Still, I figured the wait time couldn’t be too bad. I clicked and my fears were realized – it doesn’t ship until February 2016
This approach to selling products is becoming more and more common with the rise of hardware startups who can’t or won’t take on the risk of building, manufacturing and developing a product. I’ve had enough and you should have too.
Asking me, the consumer, to front $499 to a company with just a fancy video and early prototype to show for itself is ridiculous.
I’m sure there are plenty of people who don’t mind spending the money, but it can be a big risk, with essentially no protection when it falls apart.
It’s difficult to predict which companies will be able to produce a finished product at scale and which won’t. It’s a gargantuan task and many startups underestimate the challenge.
Time and time again, crowdfunding projects and pre-orders fail, fall short, or disappear altogether, often leaving backers out of pocket.

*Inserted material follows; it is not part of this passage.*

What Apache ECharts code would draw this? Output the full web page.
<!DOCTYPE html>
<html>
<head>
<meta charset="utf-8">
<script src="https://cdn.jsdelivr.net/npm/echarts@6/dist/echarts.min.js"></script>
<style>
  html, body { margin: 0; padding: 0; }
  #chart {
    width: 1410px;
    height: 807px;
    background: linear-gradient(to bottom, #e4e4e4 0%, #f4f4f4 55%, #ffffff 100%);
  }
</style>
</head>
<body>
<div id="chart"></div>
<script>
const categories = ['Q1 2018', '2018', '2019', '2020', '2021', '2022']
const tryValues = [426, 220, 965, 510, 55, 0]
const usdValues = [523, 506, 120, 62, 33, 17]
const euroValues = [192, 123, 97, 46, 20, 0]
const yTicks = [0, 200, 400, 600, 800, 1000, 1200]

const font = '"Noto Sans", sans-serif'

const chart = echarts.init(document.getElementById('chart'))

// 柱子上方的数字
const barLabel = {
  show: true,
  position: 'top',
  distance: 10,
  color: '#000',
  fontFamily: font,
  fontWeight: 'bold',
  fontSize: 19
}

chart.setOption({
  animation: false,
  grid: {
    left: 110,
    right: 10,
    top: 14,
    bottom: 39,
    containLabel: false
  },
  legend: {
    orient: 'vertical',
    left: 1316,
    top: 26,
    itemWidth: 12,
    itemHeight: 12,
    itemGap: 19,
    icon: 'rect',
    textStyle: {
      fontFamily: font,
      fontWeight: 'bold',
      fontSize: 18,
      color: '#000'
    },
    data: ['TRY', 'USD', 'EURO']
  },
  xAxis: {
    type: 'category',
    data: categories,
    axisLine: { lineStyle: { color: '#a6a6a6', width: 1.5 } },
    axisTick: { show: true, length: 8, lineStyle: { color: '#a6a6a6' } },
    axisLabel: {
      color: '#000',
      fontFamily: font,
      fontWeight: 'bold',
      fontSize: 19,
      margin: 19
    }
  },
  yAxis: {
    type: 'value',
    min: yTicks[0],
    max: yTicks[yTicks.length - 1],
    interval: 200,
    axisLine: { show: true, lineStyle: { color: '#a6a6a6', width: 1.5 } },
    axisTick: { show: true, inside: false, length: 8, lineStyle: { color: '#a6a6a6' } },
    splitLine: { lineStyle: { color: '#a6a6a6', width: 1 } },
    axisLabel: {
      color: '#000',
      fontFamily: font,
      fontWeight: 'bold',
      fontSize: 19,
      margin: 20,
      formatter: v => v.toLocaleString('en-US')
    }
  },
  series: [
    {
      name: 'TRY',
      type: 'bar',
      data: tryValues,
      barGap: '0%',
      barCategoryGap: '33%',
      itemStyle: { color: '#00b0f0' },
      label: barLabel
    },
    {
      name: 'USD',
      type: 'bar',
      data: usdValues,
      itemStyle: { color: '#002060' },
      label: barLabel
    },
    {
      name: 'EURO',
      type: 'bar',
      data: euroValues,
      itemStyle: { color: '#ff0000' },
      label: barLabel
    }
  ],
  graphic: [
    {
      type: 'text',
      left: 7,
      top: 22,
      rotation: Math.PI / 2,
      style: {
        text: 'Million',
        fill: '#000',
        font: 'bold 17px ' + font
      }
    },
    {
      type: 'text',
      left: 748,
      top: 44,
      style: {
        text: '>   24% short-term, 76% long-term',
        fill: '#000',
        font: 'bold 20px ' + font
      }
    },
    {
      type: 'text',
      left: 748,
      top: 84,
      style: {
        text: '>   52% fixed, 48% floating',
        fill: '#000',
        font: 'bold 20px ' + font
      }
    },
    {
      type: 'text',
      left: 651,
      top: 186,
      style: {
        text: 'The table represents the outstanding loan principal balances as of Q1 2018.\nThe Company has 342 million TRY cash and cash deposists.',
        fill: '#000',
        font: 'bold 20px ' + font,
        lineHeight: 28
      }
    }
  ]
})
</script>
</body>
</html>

Even large, successful campaigns like Pebble’s can hit major hurdles.
It’s relatively trivial to build a shiny website and a workable prototype. Actually producing a product at scale is where it gets truly difficult.
The advent of crowdfunding campaigns and pre-order programs has spurned startups to trot out half-baked products under the illusion that they’re fully developed and ready for use, but it’s misleading at best and a scam at worst.
Lily, like many other projects that offer pre-orders, is actually venture backed, but somehow also needs consumers’ cash to build its product. These type of campaigns are often used as a type of customer validation, but I don’t think that cuts it.
Sure, Kickstarter, Indiegogo and other crowdfunding services have ultimately resulted in some great products from companies that might not have had a chance in the past, like Pebble or Coolest Cooler, but these are not the norm. Hundreds of projects fail every year (that’s why Indiegogo now offers a form of insurance).
There’s a long held piece of geek wisdom that skipping first generation products from established companies like Apple can be a good idea, because they’re often much better in their next iteration. Yet, people seem willing to pour thousands into companies and products that are utterly unproven and don’t even exist in the real world.
It’s incredibly rare for the product you receive to look exactly like the one you pre-ordered. Kickstarter at least offers some protections against unreliable or unscrupulous campaigns. Third-party pre-order programs have none.
Next time you see a ‘cool new thing™’ up for pre-order, take a step back and ask yourself if you can just wait for the real launch. If it’s a year away, what’s the rush? It’ll probably be on sale a matter of weeks after pre-orders ship.
Technology moves at an endlessly increasing pace, so it’s cool that we get a peek inside the world of unfinished hardware before it reaches the masses, but the marketing-fluff campaigns and lofty promises don’t make it clear how risky it really is.